Here is a generic way to solve such problems (without understanding the fine structure of the objects). You create an integer program as follows:
- to each vertex of the graph, you assign a binary variable which tells whether the vertex belongs to your set or not
- for each notrivial automorphism of the group g, you add the constraint that the sum of the variables corresponding to the non-fixed points by g is at least 1 (which means that at least one non-fixed vertex belongs to the set you are looking for). (here i find the non-fixed points of g by looking to its cycle representation)

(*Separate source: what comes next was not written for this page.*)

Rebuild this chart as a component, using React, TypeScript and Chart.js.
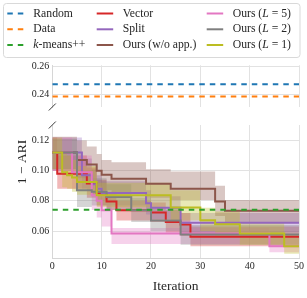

- then you ask a MILP solver to minimize the sum of all variables (which means that you want the set to be as small as possible)
Here is th code:
def determining_set(G):
p = MixedIntegerLinearProgram(maximization=False)
x = p.new_variable(binary=True)
for g in G.automorphism_group():
if not g.is_one():
p.add_constraint(sum(x[i] for i in flatten(g.cycle_tuples())) >= 1)
p.solve()
sol = p.get_values(x)
return [i for i in sol if sol[i] != 0]
Which you can test:
sage: G = graphs.PetersenGraph()
sage: determining_set(G)
[3, 4, 7]
sage: G = graphs.LollipopGraph(3,5)
sage: determining_set(G)
[0]
You can learn more about the use of MILP on the thematic tutorial : http://doc.sagemath.org/html/en/thema...
I am not sure that removing the details you gave in your first edit makes the question clearer.